Reizen Bohemian Tour (5)

    (Dagboek, onderweg uit de losse pols, eventueel ter inzage.)

    Van heet naar ijskoud

    De klap aan het begin van de nacht is het hardst. De flits knettert door de lucht. Reisleider gaat uit bed om nog wat spullen de hut in te slepen. Als de ochtend langzaam doorbreekt flitst het nog steeds aan de overkant. Gelukkig, ASM zegt dat het om 07.45 uur droog is. Het klopt en we beginnen met inpakken. Als ik niet snel genoeg klaar ben starten enkele chauffeurs hun motoren op een meter afstand van mijn open hutjevoordeur, waardoor ik vergast wordt en kuchend aan het ontbijt begin. Op het overdekte terras eten we eieren met ham, eieren met kaas en eieren met champignons. Ietwat waterig geserveerd op een schoteltje met een lepeltje.

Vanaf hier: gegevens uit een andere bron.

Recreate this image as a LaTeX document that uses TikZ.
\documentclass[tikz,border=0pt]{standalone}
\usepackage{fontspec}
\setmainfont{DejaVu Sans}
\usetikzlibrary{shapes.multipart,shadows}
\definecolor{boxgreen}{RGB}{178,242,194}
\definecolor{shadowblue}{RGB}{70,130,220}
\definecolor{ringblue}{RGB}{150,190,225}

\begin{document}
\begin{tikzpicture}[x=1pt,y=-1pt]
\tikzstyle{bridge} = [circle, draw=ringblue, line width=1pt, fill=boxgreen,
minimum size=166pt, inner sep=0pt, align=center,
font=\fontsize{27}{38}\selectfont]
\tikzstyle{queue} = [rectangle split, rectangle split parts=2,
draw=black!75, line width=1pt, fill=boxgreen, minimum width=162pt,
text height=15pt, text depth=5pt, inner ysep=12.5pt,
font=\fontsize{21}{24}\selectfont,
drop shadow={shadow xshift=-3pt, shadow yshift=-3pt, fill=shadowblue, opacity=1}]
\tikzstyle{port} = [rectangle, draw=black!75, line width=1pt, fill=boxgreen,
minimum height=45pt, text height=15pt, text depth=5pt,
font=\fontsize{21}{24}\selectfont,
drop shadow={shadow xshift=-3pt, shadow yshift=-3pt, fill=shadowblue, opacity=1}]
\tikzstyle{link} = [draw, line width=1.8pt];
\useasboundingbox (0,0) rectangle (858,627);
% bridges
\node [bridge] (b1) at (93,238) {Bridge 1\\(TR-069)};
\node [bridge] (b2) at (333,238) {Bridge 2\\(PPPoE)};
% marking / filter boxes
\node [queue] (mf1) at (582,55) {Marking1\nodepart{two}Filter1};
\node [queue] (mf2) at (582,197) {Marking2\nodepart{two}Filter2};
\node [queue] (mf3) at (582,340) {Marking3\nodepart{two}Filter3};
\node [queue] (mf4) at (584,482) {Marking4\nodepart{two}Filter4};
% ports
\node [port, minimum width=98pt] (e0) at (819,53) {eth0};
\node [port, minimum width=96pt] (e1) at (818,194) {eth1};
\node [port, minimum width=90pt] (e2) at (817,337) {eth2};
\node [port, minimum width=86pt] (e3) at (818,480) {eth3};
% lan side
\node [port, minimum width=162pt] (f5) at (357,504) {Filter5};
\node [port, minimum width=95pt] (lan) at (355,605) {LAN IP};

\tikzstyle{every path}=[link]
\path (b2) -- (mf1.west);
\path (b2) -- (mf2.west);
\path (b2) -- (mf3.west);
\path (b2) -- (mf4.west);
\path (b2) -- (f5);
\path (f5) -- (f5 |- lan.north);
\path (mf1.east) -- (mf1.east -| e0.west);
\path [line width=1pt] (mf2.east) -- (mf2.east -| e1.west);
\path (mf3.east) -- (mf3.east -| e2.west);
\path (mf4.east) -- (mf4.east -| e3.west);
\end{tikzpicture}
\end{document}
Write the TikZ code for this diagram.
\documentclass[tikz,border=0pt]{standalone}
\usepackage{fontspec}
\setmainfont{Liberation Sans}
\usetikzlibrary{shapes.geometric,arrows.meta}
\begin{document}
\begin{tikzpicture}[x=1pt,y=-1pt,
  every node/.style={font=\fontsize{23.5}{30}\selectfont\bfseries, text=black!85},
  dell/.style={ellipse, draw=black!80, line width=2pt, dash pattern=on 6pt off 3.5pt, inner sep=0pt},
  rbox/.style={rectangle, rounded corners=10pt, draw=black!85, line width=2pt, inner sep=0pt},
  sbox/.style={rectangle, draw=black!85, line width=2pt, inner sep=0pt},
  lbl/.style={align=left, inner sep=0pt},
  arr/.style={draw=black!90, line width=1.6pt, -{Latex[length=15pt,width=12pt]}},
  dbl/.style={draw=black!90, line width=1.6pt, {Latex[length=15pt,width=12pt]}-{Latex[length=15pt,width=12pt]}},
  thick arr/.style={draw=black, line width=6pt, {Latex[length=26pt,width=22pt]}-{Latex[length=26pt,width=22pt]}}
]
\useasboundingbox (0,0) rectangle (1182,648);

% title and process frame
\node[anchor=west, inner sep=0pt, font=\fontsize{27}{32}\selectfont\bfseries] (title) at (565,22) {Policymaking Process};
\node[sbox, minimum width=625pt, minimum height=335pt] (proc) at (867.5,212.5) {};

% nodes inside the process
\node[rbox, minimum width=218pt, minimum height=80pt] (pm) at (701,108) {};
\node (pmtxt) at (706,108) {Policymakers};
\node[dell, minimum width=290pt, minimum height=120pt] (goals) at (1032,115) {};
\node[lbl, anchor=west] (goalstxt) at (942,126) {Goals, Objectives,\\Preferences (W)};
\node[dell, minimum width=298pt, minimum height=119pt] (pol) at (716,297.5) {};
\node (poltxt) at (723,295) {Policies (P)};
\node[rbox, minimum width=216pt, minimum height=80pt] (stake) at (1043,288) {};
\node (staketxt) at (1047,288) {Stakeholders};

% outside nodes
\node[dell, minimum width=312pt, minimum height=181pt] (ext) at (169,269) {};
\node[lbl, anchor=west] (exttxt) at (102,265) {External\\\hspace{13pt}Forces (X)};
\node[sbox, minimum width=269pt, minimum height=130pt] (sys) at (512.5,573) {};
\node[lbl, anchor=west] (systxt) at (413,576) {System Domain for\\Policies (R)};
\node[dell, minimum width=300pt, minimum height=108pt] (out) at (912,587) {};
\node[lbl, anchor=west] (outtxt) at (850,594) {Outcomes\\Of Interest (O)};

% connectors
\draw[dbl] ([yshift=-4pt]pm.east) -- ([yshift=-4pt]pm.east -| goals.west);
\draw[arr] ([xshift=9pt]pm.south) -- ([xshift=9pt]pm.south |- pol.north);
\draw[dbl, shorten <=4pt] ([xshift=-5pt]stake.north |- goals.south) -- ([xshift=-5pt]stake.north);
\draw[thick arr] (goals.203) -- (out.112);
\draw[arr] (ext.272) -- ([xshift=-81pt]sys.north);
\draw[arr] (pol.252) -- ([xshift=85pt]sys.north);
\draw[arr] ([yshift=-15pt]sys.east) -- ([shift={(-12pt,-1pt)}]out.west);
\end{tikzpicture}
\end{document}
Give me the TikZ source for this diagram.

Ondertussen klatert de regen werkelijk keihard op het golfplaten dak. ASM's voorspelling klopte, heel even. Vanuit een van de regenpijpen golft het water onder de motoren door. Er volgt overleg. De reisleider zegt dat we gewoon gaan rijden. Iedereen stemt in en we spreken elkaar moed in. Moeder Overste zorgt voor het betalen van de hutjeshuur en de eieren en we pakken ons zo goed mogelijk in. Behalve ASM. Die trekt alleen een jas aan over zijn T-shirt.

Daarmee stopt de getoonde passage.